SBC - which has acquired AT&T and will adopt its name - and Verizon are laying thousands of miles of fiber-optic cable to offer high-speed Internet, hundreds of TV channels, and video on demand. They call it a "triple play" - voice, data, and TV all from one company, and all charged on one bill.
SBC wants to tie all its technologies together. For instance, its U-Verse service will let a subscriber see caller ID information on his TV screen. Only those on an accepted caller list are shown; others are shuttled off to voice mail. If the subscriber wants to take the call, he can pause the show using the company-supplied DVR, or he can transfer the show to a TV in another room and later on pick up where he left off.
Because everything is sent via the Internet, everything can appear anywhere at any time. Take a picture with your camera phone (from SBC's Cingular service, of course), store the image on the Internet, and then download it to your TV. Use your cellphone to remotely program your home recording. Watch TV on your cell. Move pictures, movies, and music from PC to TV. Or surf the Web on your plasma screen.
Verizon isn't impressed with SBC's parlor tricks. The rival Baby Bell, which launched its FiOS TV service in Keller, Texas, this past September, said it could offer the same things SBC does but thinks subscribers aren't that excited about them. "We want services that enhance the viewing experience without hyping it up," a Verizon executive said.

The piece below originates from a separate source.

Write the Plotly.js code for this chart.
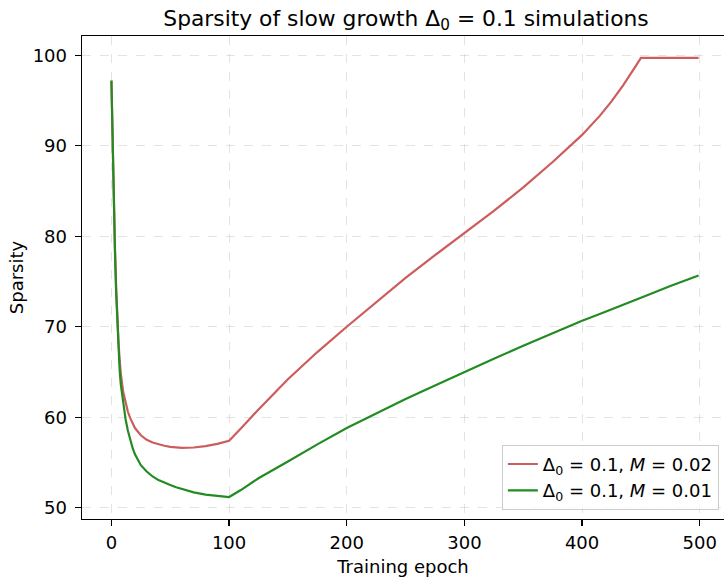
<!DOCTYPE html>
<html>
<head>
<meta charset="utf-8">
<script src="https://cdn.plot.ly/plotly-3.0.1.min.js"></script>
<style>html,body{margin:0;padding:0;background:#fff;}#chart{width:724px;height:579px;}</style>
</head>
<body>
<div id="chart"></div>
<script>
const epochs = [0,1,2,3,4,5,6,7,8,10,12,14,16,18,20,25,30,35,40,45,50,55,60,70,80,90,100,110,125,150,175,200,225,250,275,300,325,350,375,400,415,425,435,445,449,450,475,499];
const sparsityM002 = [97.2,89.5,83.5,78.8,74.5,71.0,68.3,66.3,64.8,62.8,61.5,60.6,59.9,59.3,58.8,58.0,57.5,57.2,57.0,56.85,56.72,56.64,56.6,56.65,56.8,57.05,57.4,58.75,60.85,64.2,67.2,70.0,72.7,75.4,77.9,80.3,82.8,85.4,88.2,91.2,93.3,94.9,96.7,98.7,99.5,99.71,99.71,99.71];
const sparsityM001 = [97.2,89.3,83.2,78.3,73.8,70.2,67.3,65.2,63.6,61.4,59.8,58.5,57.4,56.6,55.9,54.7,54.0,53.45,53.05,52.75,52.5,52.25,52.05,51.7,51.45,51.3,51.18,51.95,53.25,55.1,57.0,58.8,60.4,62.0,63.5,65.0,66.45,67.9,69.3,70.65,71.4,71.9,72.4,72.95,73.15,73.2,74.5,75.66];
const seriesNames = ["Δ<sub>0</sub> = 0.1, <i>M</i> = 0.02", "Δ<sub>0</sub> = 0.1, <i>M</i> = 0.01"];
const titleText = "Sparsity of slow growth Δ<sub>0</sub> = 0.1 simulations";
const xTicks = [0,100,200,300,400,500];
const yTicks = [50,60,70,80,90,100];

const font = "DejaVu Sans, sans-serif";
const traces = [
  {x: epochs, y: sparsityM002, name: seriesNames[0], mode: "lines", line: {color: "#cd5c5c", width: 2.2}},
  {x: epochs, y: sparsityM001, name: seriesNames[1], mode: "lines", line: {color: "#228b22", width: 2.2}}
];
const axisCommon = {
  showline: true, linecolor: "#000", linewidth: 1.4,
  ticks: "outside", ticklen: 6, tickwidth: 1.4, tickcolor: "#000",
  showgrid: true, gridcolor: "rgba(200,200,200,0.5)", gridwidth: 1, griddash: "dash",
  zeroline: false, tickfont: {family: font, size: 18, color: "#000"}
};
const layout = {
  width: 724, height: 579,
  margin: {l: 82, r: 0, t: 36, b: 60, pad: 0},
  paper_bgcolor: "#fff", plot_bgcolor: "#fff",
  font: {family: font, color: "#000", size: 18},
  title: {text: titleText, font: {family: font, size: 21.8, color: "#000"}, xref: "container", x: 406/724, xanchor: "center", yref: "container", y: 1 - 18/579, yanchor: "middle"},
  xaxis: Object.assign({}, axisCommon, {range: [-25, 520.6], tickvals: xTicks, mirror: true, ticklabelstandoff: 1,
    title: {text: "Training epoch", font: {family: font, size: 18, color: "#000"}, standoff: 8}}),
  yaxis: Object.assign({}, axisCommon, {range: [48.75, 102.13], tickvals: yTicks, ticklabelstandoff: 4,
    title: {text: "Sparsity", font: {family: font, size: 18, color: "#000"}, standoff: 4}}),
  showlegend: true,
  legend: {x: 0.992, xanchor: "right", y: 0.019, yanchor: "bottom", bgcolor: "rgba(255,255,255,0.8)", bordercolor: "#cccccc", borderwidth: 1, font: {family: font, size: 18, color: "#000"}, tracegroupgap: 0}
};
Plotly.newPlot("chart", traces, layout, {displayModeBar: false, staticPlot: true});
</script>
</body>
</html>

One enhancement: HDTV. FiOS customers can already get 17 high-def channels, including local and basic cable feeds, for an additional $9.95 (pay TV channels in HD are extra). And because of the giant-sized bandwidth systems, customers with multiple HDTVs can watch a different high-def channel on each set. SBC's U-Verse customers, on the other hand, will have to live with receiving just one HD feed at a time.
All this is great news for HDTV enthusiasts, because cable and satellite are fighting back. Early in 2006, DirecTV will launch its Home Media Center, an HD-compatible server that moves TV, pictures, and music around the house just like U-Verse promises to do. Whether you buy TV programming from your phone company or elsewhere, the options are getting better every day.